The text points out that “Kraft Foods Group Brands, LLC., is a company domiciled in the United States of America, a location that has no relationship with Italy, much less with the origin of Parmigiano Reggiano PDO (the provinces of Parma, Reggio Emilia, and Modena and the neighboring municipalities of the provinces of Mantua and Bologna)”.
“After a three years legal battle with Kraft Foods Group Brands LLC multinational – says the Consortium’s President Nicola Bertinelli – we succeeded in averting the registration of Kraft Parmesan Cheese as a trademark in Ecuador. An action carried out in the interest of Italian producers but also of Ecuadorian consumers, who will no longer run the risk of being misled at the time of purchase”.
THE CONSORTIUM’S BATTLES
The term ‘Parmesan’ evokes the Parmigiano Reggiano PDO Denomination of Origin and, in countries where there is no protection, the average consumer can be easily deceived and led to buy a product that seems Italian but has nothing to do with Italy. This was also confirmed by Ecuadorian authorities.
Parmigiano Reggiano PDO has such strong ties with its area of origin that it would be impossible to reproduce it in any other place, even using the same production techniques.
In 2008, the European Court of Justice had ruled that only Parmigiano Reggiano PDO can be sold under the name ‘Parmesan’ within the European Union.
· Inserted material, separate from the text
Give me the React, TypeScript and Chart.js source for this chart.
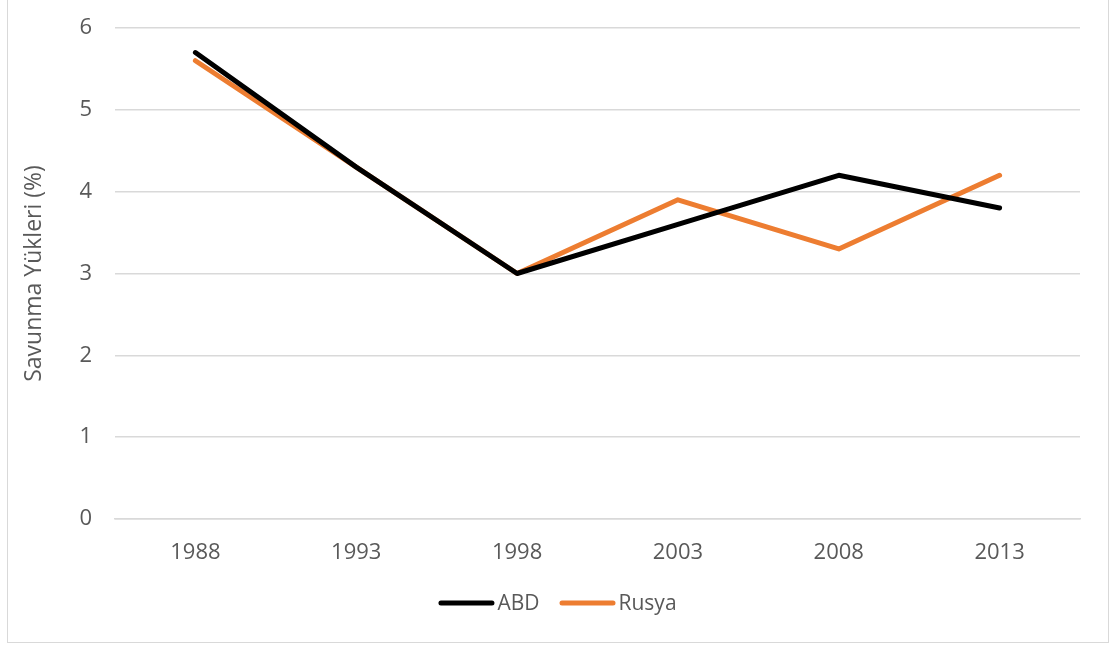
import React, { useEffect, useRef } from "react";
import { Chart, registerables } from "chart.js";

Chart.register(...registerables);

const years = ["1988", "1993", "1998", "2003", "2008", "2013"];
const abd = [5.7, 4.3, 3.0, 3.6, 4.2, 3.8];
const rusya = [5.6, 4.3, 3.0, 3.9, 3.3, 4.2];
const yTicks = [0, 1, 2, 3, 4, 5, 6];
const seriesNames = ["ABD", "Rusya"];
const seriesColors = ["#000000", "#ED7D31"];

const FONT = "'Open Sans', sans-serif";
const TEXT = "#595959";
const GRID = "#d9d9d9";

const legendPlugin = {
  id: "customLegend",
  afterDraw(chart: any) {
    const ctx = chart.ctx as CanvasRenderingContext2D;
    const y = 603;
    const lineW = 56;
    const gapText = 3;
    const gapItem = 20;
    ctx.save();
    ctx.font = `21px ${FONT}`;
    const items = chart.data.datasets.map((d: any) => ({
      label: d.label as string,
      color: d.borderColor as string,
      w: ctx.measureText(d.label).width,
    }));
    let total = 0;
    items.forEach((it: any, i: number) => {
      total += lineW + gapText + it.w + (i < items.length - 1 ? gapItem : 0);
    });
    let x = chart.width / 2 - total / 2;
    items.forEach((it: any) => {
      ctx.strokeStyle = it.color;
      ctx.lineWidth = 5;
      ctx.lineCap = "round";
      ctx.beginPath();
      ctx.moveTo(x + 2.5, y);
      ctx.lineTo(x + lineW - 2.5, y);
      ctx.stroke();
      ctx.fillStyle = TEXT;
      ctx.textBaseline = "middle";
      ctx.textAlign = "left";
      ctx.fillText(it.label, x + lineW + gapText, y + 1);
      x += lineW + gapText + it.w + gapItem;
    });
    ctx.restore();
  },
};

export default function App() {
  const ref = useRef<HTMLCanvasElement | null>(null);
  useEffect(() => {
    if (!ref.current) return;
    const chart = new Chart(ref.current, {
      type: "line",
      data: {
        labels: years,
        datasets: seriesNames.map((name, i) => ({
          label: name,
          data: i === 0 ? abd : rusya,
          borderColor: seriesColors[i],
          backgroundColor: seriesColors[i],
          borderWidth: 5,
          pointRadius: 0,
          borderCapStyle: "round",
          borderJoinStyle: "round",
          tension: 0,
        })),
      },
      options: {
        responsive: false,
        animation: false,
        layout: { padding: { left: 0, right: 35, top: 28, bottom: 62.5 } },
        plugins: {
          tooltip: { enabled: false },
          legend: { display: false },
        },
        scales: {
          x: {
            offset: true,
            grid: { display: false, drawTicks: false },
            border: { display: true, color: GRID, width: 1.5 },
            ticks: { font: { family: FONT, size: 22 }, color: TEXT, padding: 21 },
            afterFit: (s: any) => {
              s.height = 64.5;
              s.paddingLeft = 0;
              s.paddingRight = 0;
            },
          },
          y: {
            min: 0,
            max: 6,
            afterBuildTicks: (s: any) => {
              s.ticks = yTicks.map((v) => ({ value: v }));
            },
            grid: { color: GRID, lineWidth: 1.5, drawTicks: false },
            border: { display: false },
            ticks: { font: { family: FONT, size: 22 }, color: TEXT, padding: 23 },
            title: {
              display: true,
              text: "Savunma Yükleri (%)",
              font: { family: FONT, size: 23 },
              color: TEXT,
              padding: { top: 21, bottom: 0 },
            },
            afterFit: (s: any) => {
              s.width = 115;
              s.paddingTop = 0;
              s.paddingBottom = 0;
            },
          },
        },
      },
      plugins: [legendPlugin],
    });
    return () => chart.destroy();
  }, []);
  return (
    <div style={{ position: "absolute", left: 0, top: 0, width: 1115, height: 646, background: "#fff" }}>
      <div
        style={{
          position: "absolute",
          left: 7,
          top: -5,
          width: 1100,
          height: 646,
          border: "1.5px solid #d9d9d9",
        }}
      />
      <canvas ref={ref} width={1115} height={646} style={{ position: "absolute", left: 0, top: 0 }} />
    </div>
  );
}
Therefore, the use of this term to designate hard and grated cheeses that do not comply with the product specification is a violation within the EU. The judgment of the Court was also a victory for consumers who have thus obtained a strong guarantee of traceability and will be protected from misleading names on the market.
Unfortunately, the regulations protecting the Parmigiano Reggiano PDO name within the European Union do not apply in all countries of the world, opening the door to incorrect uses of the name for cheeses produced in the United States and other countries. The Consortium estimates that the turnover of fake Parmesan outside the European Union is two billion euros, equal to about 200 thousand tons of product and 15 times the total volume of exported Parmigiano Reggiano PDO.